Later, Turnbull obviously thought the ALP wasn’t in front by enough, and decided to ask Rudd a virtual Dorothy Dixer on prices and interest rates. Now given that since the 07 election, interest rates have gone through the floor, and inflation has gone down due to the global financial crisis, it was an amazingly asinine question, that pretty much let Rudd talk about everything and anything he wanted to on the economy – cue “10 interest rate rises under Howard” etc etc etc (you know the script).

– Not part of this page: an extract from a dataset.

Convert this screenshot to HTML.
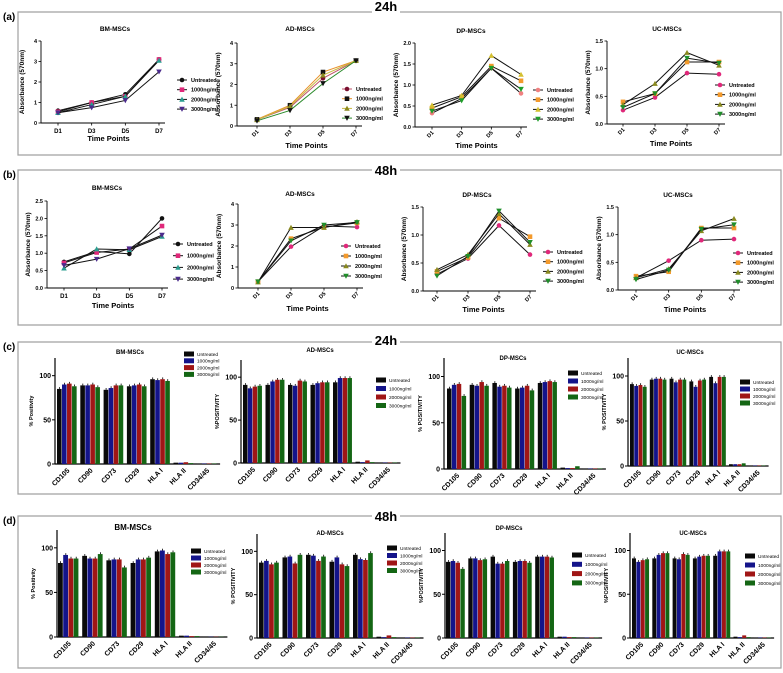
<!DOCTYPE html>
<html><head><meta charset="utf-8"><style>
html,body{margin:0;padding:0;background:#fff;}
svg{display:block;font-family:"Liberation Sans",Arial,sans-serif;}
</style></head><body>
<svg id="fig" width="783" height="673" viewBox="0 0 783 673" xmlns="http://www.w3.org/2000/svg"></svg>
<script>
// ---------- data ----------
const days = ['D1','D3','D5','D7'];
const doseNames = ['Untreated','1000ng/ml','2000ng/ml','3000ng/ml'];
const cdCategories = ['CD105','CD90','CD73','CD29','HLA I','HLA II','CD34/45'];

const aBM_values = [[0.6,1.0,1.4,3.1],[0.55,1.0,1.3,3.1],[0.5,0.9,1.3,3.05],[0.5,0.75,1.1,2.5]];
const aAD_values = [[0.3,0.9,2.3,3.15],[0.32,1.0,2.6,3.15],[0.3,0.95,2.45,3.15],[0.25,0.75,2.05,3.15]];
const aDP_values = [[0.33,0.68,1.4,0.8],[0.45,0.72,1.45,1.1],[0.52,0.75,1.7,1.25],[0.38,0.63,1.4,0.9]];
const aUC_values = [[0.25,0.48,0.92,0.9],[0.4,0.55,1.12,1.12],[0.35,0.73,1.29,1.06],[0.3,0.55,1.19,1.1]];
const bBM_values = [[0.75,1.05,0.98,2.0],[0.72,1.02,1.12,1.78],[0.57,1.12,1.1,1.48],[0.65,0.83,1.13,1.52]];
const bAD_values = [[0.3,1.97,2.95,2.9],[0.3,2.35,2.9,3.1],[0.28,2.88,2.88,3.15],[0.3,2.25,3.0,3.12]];
const bDP_values = [[0.3,0.58,1.17,0.65],[0.35,0.6,1.3,0.97],[0.38,0.65,1.38,0.83],[0.27,0.62,1.43,0.87]];
const bUC_values = [[0.22,0.53,0.9,0.92],[0.25,0.33,1.12,1.12],[0.22,0.38,1.07,1.29],[0.19,0.36,1.1,1.18]];

const cBM_values = [[85,89,84,88,96,1.5,0.5],[90,89,86,89,95,1.5,0.5],[91,90,89,90,96,2,0.5],[88,87,89,88,94,1,0.5]];
const cAD_values = [[91,91,91,91,94,1.5,0.5],[87,95,90,93,99,1,0.5],[89,97,96,94,99,3,0.5],[90,97,95,94,99,1,0.5]];
const cDP_values = [[87,91,93,87,93,1.5,0.5],[91,90,89,88,94,1,0.5],[92,94,90,90,95,1,0.5],[79,90,88,85,94,3,0.5]];
const cUC_values = [[91,96,97,94,99,2,0.5],[89,97,93,88,92,2,0.5],[90,97,96,95,99,2,0.5],[88,96,96,96,99,3,0.5]];
const dBM_values = [[83,91,86,83,96,1.5,0.3],[92,88,87,87,97,1.5,0.3],[88,88,87,87,93,1,0.3],[88,93,78,89,95,1,0.3]];
const dAD_values = [[87,93,96,88,96,1.5,0.5],[89,94,95,93,91,1,0.5],[85,86,89,85,90,3,0.5],[87,96,94,83,98,1,0.5]];
const dDP_values = [[87,91,93,87,93,1.5,0.5],[88,91,85,88,93,1.5,0.5],[86,89,85,88,93,1,0.5],[79,90,88,86,92,1,0.5]];
const dUC_values = [[91,91,91,91,94,1.5,0.5],[87,95,90,93,99,1,0.5],[89,97,96,94,99,3,0.5],[90,97,95,94,99,1,0.5]];

const ticks0to4 = [0,1,2,3,4];
const ticks0to2 = [0,0.5,1,1.5,2];
const ticks0to15 = [0,0.5,1,1.5];
const ticks0to25 = [0,0.5,1,1.5,2,2.5];
const barTicks = [0,50,100];

// ---------- drawing ----------
const NS='http://www.w3.org/2000/svg';
const svg=document.getElementById('fig');
function mk(tag,attrs,parent,txt){const e=document.createElementNS(NS,tag);for(const k in attrs)e.setAttribute(k,attrs[k]);if(txt!==undefined)e.textContent=txt;(parent||svg).appendChild(e);return e;}

function panelBox(label,tagText,top,bottom,tagBase){
  const g=mk('g',{});
  
  
  mk('path',{d:`M372 ${top} H18 V${bottom} H781 V${top} H400`,fill:'none',stroke:'#a0a0a0','stroke-width':1.2},g);
  const t=mk('text',{x:3,y:top+8,'font-size':10,'font-weight':'bold'},g,label);
  
  
  const h=mk('text',{x:386,y:tagBase,'font-size':13,'font-weight':'bold','text-anchor':'middle'},g,tagText);
  
  
}

function markerShape(g,type,x,y,fill){
  const s=2.3;
  if(type==='circle')return mk('circle',{cx:x,cy:y,r:s,fill},g);
  if(type==='square')return mk('rect',{x:x-s,y:y-s,width:2*s,height:2*s,fill},g);
  if(type==='tri')return mk('path',{d:`M${x} ${y-s-0.5} L${x+s+0.5} ${y+s} L${x-s-0.5} ${y+s}Z`,fill},g);
  return mk('path',{d:`M${x} ${y+s+0.5} L${x+s+0.5} ${y-s} L${x-s-0.5} ${y-s}Z`,fill},g);
}
const shapes=['circle','square','tri','down'];

function lineChart(c,values,ticks){
  const g=mk('g',{});
  
  
  const ymax=ticks[ticks.length-1];
  const ys=v=>c.yBot-(v/ymax)*(c.yBot-c.yTop);
  const xs=i=>c.x0+i*(c.x1-c.x0)/(days.length-1);
  mk('line',{x1:c.ax,y1:c.yTop,x2:c.ax,y2:c.yBot,stroke:'#000','stroke-width':0.9},g);
  mk('line',{x1:c.ax,y1:c.yBot,x2:c.x1+6,y2:c.yBot,stroke:'#000','stroke-width':0.9},g);
  ticks.forEach(t=>{const y=ys(t);
    mk('line',{x1:c.ax-2.5,y1:y,x2:c.ax,y2:y,stroke:'#000','stroke-width':0.8},g);
    const tl=mk('text',{x:c.ax-4,y:y+2,'font-size':5.5,'font-weight':'bold','text-anchor':'end'},g,c.fmt?t.toFixed(1):String(t));
    
    
  });
  days.forEach((d,i)=>{const x=xs(i);
    mk('line',{x1:x,y1:c.yBot,x2:x,y2:c.yBot+2.5,stroke:'#000','stroke-width':0.8},g);
    let tl;
    if(c.rot) tl=mk('text',{x:x+2,y:c.yBot+6,'font-size':5.5,'font-weight':'bold','text-anchor':'end',transform:`rotate(-45 ${x+2} ${c.yBot+6})`},g,d);
    else tl=mk('text',{x:x,y:c.yBot+10,'font-size':6,'font-weight':'bold','text-anchor':'middle'},g,d);
    
    
  });
  const tt=mk('text',{x:c.tx,y:c.ty,'font-size':6.5,'font-weight':'bold','text-anchor':'middle'},g,c.title);
  
  
  const xt=mk('text',{x:(c.x0+c.x1)/2,y:c.xty,'font-size':7.5,'font-weight':'bold','text-anchor':'middle'},g,'Time  Points');
  
  
  const ycx=c.ax-17, ycy=(c.yTop+c.yBot)/2;
  const yt=mk('text',{x:ycx,y:ycy,'font-size':6.5,'font-weight':'bold','text-anchor':'middle',transform:`rotate(-90 ${ycx} ${ycy})`},g,'Absorbance (570nm)');
  
  
  values.forEach((ser,si)=>{
    const pts=ser.map((v,i)=>xs(i)+','+ys(v)).join(' ');
    const pl=mk('polyline',{points:pts,fill:'none',stroke:c.lineColors?c.lineColors[si]:'#111','stroke-width':1},g);
    
    
    ser.forEach((v,i)=>{
      const m=markerShape(g,shapes[si],xs(i),ys(v),c.colors[si]);
      
      
    });
    const ly=c.ly+si*c.ls;
    const lg=mk('g',{},g);
    
    
    mk('line',{x1:c.lx-5,y1:ly,x2:c.lx+5,y2:ly,stroke:c.lineColors?c.lineColors[si]:'#111','stroke-width':1},lg);
    markerShape(lg,shapes[si],c.lx,ly,c.colors[si]);
    mk('text',{x:c.lx+9,y:ly+2,'font-size':5.5,'font-weight':'bold'},lg,doseNames[si]);
  });
}

const barColors=['#0a0a0a','#14148a','#a01616','#146614'];
function barChart(c,values){
  const g=mk('g',{});
  
  
  const ys=v=>c.yBot-(v/120)*(c.yBot-c.yTop);
  const bw=(c.sp*0.86)/4;
  mk('line',{x1:c.ax,y1:c.yTop,x2:c.ax,y2:c.yBot,stroke:'#000','stroke-width':1.2},g);
  mk('line',{x1:c.ax,y1:c.yBot,x2:c.gx+c.sp*7,y2:c.yBot,stroke:'#000','stroke-width':1.2},g);
  barTicks.forEach(t=>{const y=ys(t);
    mk('line',{x1:c.ax-3,y1:y,x2:c.ax,y2:y,stroke:'#000','stroke-width':1},g);
    const tl=mk('text',{x:c.ax-4,y:y+2.5,'font-size':7,'font-weight':'bold','text-anchor':'end'},g,String(t));
    
    
  });
  cdCategories.forEach((cat,ci)=>{
    const cx=c.gx+ci*c.sp+c.sp*0.43;
    const tl=mk('text',{x:cx+3,y:c.yBot+7,'font-size':7,'font-weight':'bold','text-anchor':'end',transform:`rotate(-45 ${cx+3} ${c.yBot+7})`},g,cat);
    
    
  });
  values.forEach((ser,si)=>{
    ser.forEach((v,ci)=>{
      const x=c.gx+ci*c.sp+si*bw;
      const y=ys(v);
      const r=mk('rect',{x:x,y:y,width:bw-0.4,height:c.yBot-y,fill:barColors[si]},g);
      
      
      if(v>10) mk('line',{x1:x+bw/2,y1:y,x2:x+bw/2,y2:y-1.8,stroke:'#000','stroke-width':0.8},g);
    });
  });
  const tt=mk('text',{x:c.tx,y:c.ty,'font-size':c.tfs||6,'font-weight':'bold','text-anchor':'middle'},g,c.title);
  
  
  const ycx=c.ax-22, ycy=ys(60);
  const yt=mk('text',{x:ycx,y:ycy,'font-size':5.5,'font-weight':'bold','text-anchor':'middle',transform:`rotate(-90 ${ycx} ${ycy})`},g,c.ytitle);
  
  
  doseNames.forEach((n,si)=>{
    const ly=c.ly+si*c.ls;
    const lg=mk('g',{},g);
    
    
    mk('rect',{x:c.lx,y:ly-2.5,width:10,height:5,fill:barColors[si]},lg);
    mk('text',{x:c.lx+13,y:ly+1.8,'font-size':4.8},lg,n);
  });
}

// ---------- panels ----------
panelBox('(a)','24h',12,155,11);
panelBox('(b)','48h',170,325,175);
panelBox('(c)','24h',342,494,345);
panelBox('(d)','48h',516,668,521);

const bmCols=['#111','#e0287a','#2a9d8f','#4b2b8c'];
const dCols=['#e0287a','#f39a2c','#8a8a20','#1f8f2a'];
lineChart({name:'chart-a-bm',ax:41,yTop:41,yBot:123,x0:58,x1:159,fmt:false,rot:false,title:'BM-MSCs',tx:115,ty:31,xty:141,lx:182,ly:80,ls:9.7,colors:bmCols},aBM_values,ticks0to4);
lineChart({name:'chart-a-ad',ax:237,yTop:43,yBot:126,x0:257,x1:356,fmt:false,rot:true,title:'AD-MSCs',tx:300,ty:31,xty:148,lx:347,ly:89,ls:9.7,colors:['#7a1030','#111','#8a8a20','#111'],lineColors:['#c0506a','#e8902a','#c8b840','#2a8a2a']},aAD_values,ticks0to4);
lineChart({name:'chart-a-dp',ax:415,yTop:43,yBot:127,x0:432,x1:521,fmt:true,rot:true,title:'DP-MSCs',tx:471,ty:33,xty:148,lx:538,ly:90,ls:9.7,colors:['#f08080','#f39a2c','#d4c030','#1f9f2a']},aDP_values,ticks0to2);
lineChart({name:'chart-a-uc',ax:607,yTop:41,yBot:124,x0:623,x1:719,fmt:true,rot:true,title:'UC-MSCs',tx:667,ty:31,xty:146,lx:720,ly:85,ls:9.7,colors:dCols},aUC_values,ticks0to15);
lineChart({name:'chart-b-bm',ax:47,yTop:201,yBot:288,x0:64,x1:162,fmt:true,rot:false,title:'BM-MSCs',tx:107,ty:190,xty:308,lx:178,ly:244,ls:11.7,colors:bmCols},bBM_values,ticks0to25);
lineChart({name:'chart-b-ad',ax:238,yTop:204,yBot:288,x0:258,x1:357,fmt:false,rot:true,title:'AD-MSCs',tx:300,ty:196,xty:311,lx:346,ly:246,ls:10,colors:dCols},bAD_values,ticks0to4);
lineChart({name:'chart-b-dp',ax:423,yTop:207,yBot:291,x0:437,x1:530,fmt:true,rot:true,title:'DP-MSCs',tx:477,ty:197,xty:312,lx:548,ly:252,ls:9.7,colors:dCols},bDP_values,ticks0to15);
lineChart({name:'chart-b-uc',ax:618,yTop:207,yBot:290,x0:636,x1:734,fmt:true,rot:true,title:'UC-MSCs',tx:678,ty:197,xty:312,lx:738,ly:253,ls:9.7,colors:dCols},bUC_values,ticks0to15);

barChart({name:'chart-c-bm',ax:55,yTop:358,yBot:464,gx:57,sp:23.3,title:'BM-MSCs',tx:130,ty:354,ytitle:'% Positivity',lx:184,ly:354,ls:6.8},cBM_values);
barChart({name:'chart-c-ad',ax:241,yTop:360,yBot:463,gx:243,sp:22.5,title:'AD-MSCs',tx:320,ty:352,ytitle:'%POSITIVITY',lx:376,ly:380,ls:8.5},cAD_values);
barChart({name:'chart-c-dp',ax:444,yTop:358,yBot:469,gx:447,sp:22.7,title:'DP-MSCs',tx:513,ty:360,ytitle:'% POSITIVITY',lx:568,ly:373,ls:8},cDP_values);
barChart({name:'chart-c-uc',ax:628,yTop:358,yBot:466,gx:630,sp:19.8,title:'UC-MSCs',tx:690,ty:354,ytitle:'% POSITIVITY',lx:740,ly:382,ls:7},cUC_values);
barChart({name:'chart-d-bm',ax:57,yTop:530,yBot:637,gx:58,sp:24.2,title:'BM-MSCs',tx:133,ty:530,tfs:8,ytitle:'% Positivity',lx:191,ly:551,ls:7},dBM_values);
barChart({name:'chart-d-ad',ax:257,yTop:534,yBot:638,gx:259,sp:23.5,title:'AD-MSCs',tx:330,ty:535,ytitle:'% POSITIVITY',lx:387,ly:548,ls:7.5},dAD_values);
barChart({name:'chart-d-dp',ax:445,yTop:533,yBot:638,gx:446,sp:22.3,title:'DP-MSCs',tx:509,ty:530,ytitle:'%POSITIVITY',lx:572,ly:555,ls:9.3},dDP_values);
barChart({name:'chart-d-uc',ax:630,yTop:533,yBot:638,gx:632,sp:20.3,title:'UC-MSCs',tx:693,ty:535,ytitle:'%POSITIVITY',lx:745,ly:556,ls:9},dUC_values);
</script>
</body></html>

In footy terms it was like Turnbull had kicked across his own goal and found the opposition full forward 10 metres out, straight in front.

The Government had a pretty fun day – Garrett was looking pretty loose and came up with a nice line about the current Liberal Party going so far to the right on environmental issues that they were making John Howard look like Al Gore; Kate Ellis, in one of her few non-Dorothy Dix moments at the dispatch box, slapped down Sophie Mirabella so nicely that Bronwyn Bishop felt the need to make a pointless point of order just to give some relief.

Lindsay Tanner had the most fun (as he often does) when Joe Hockey asked him a question based on something he had previously said about negative gearing. Tanner pointed out what Hockey had failed to mention, namely that he was quoting something Tanner had said 15 years ago. Tanner had no problems in saying he no longer stood by those statements, and added for good measure that if that was the best the Liberal Party had, then he would be sleeping very well tonight. He also decided that it was as good a time as any to put the knife into Hockey’s future leadership ambitions by referring to him as the Billy Brownless of the Liberal Party – a jovial type, but not one who you would trust with the leadership.

At this point I’m not sure who comes off worst by the comparison – Billy or Joe – Brownless played some good games for Geelong and certainly was no mug as a player, much as is the case with Hockey. But there is one fact that as a mad AFL fan Tanner would be aware – Brownless played in four grand finals with Geelong and never won any of them. At the rate this Liberal Party is going, losing four elections is not out of the question – and you can bet Rudd, Tanner, Gillard and co are already thinking in such terms – after all Rudd is a Brisbane Lions supporter so he knows about stringing a few Premierships in a row.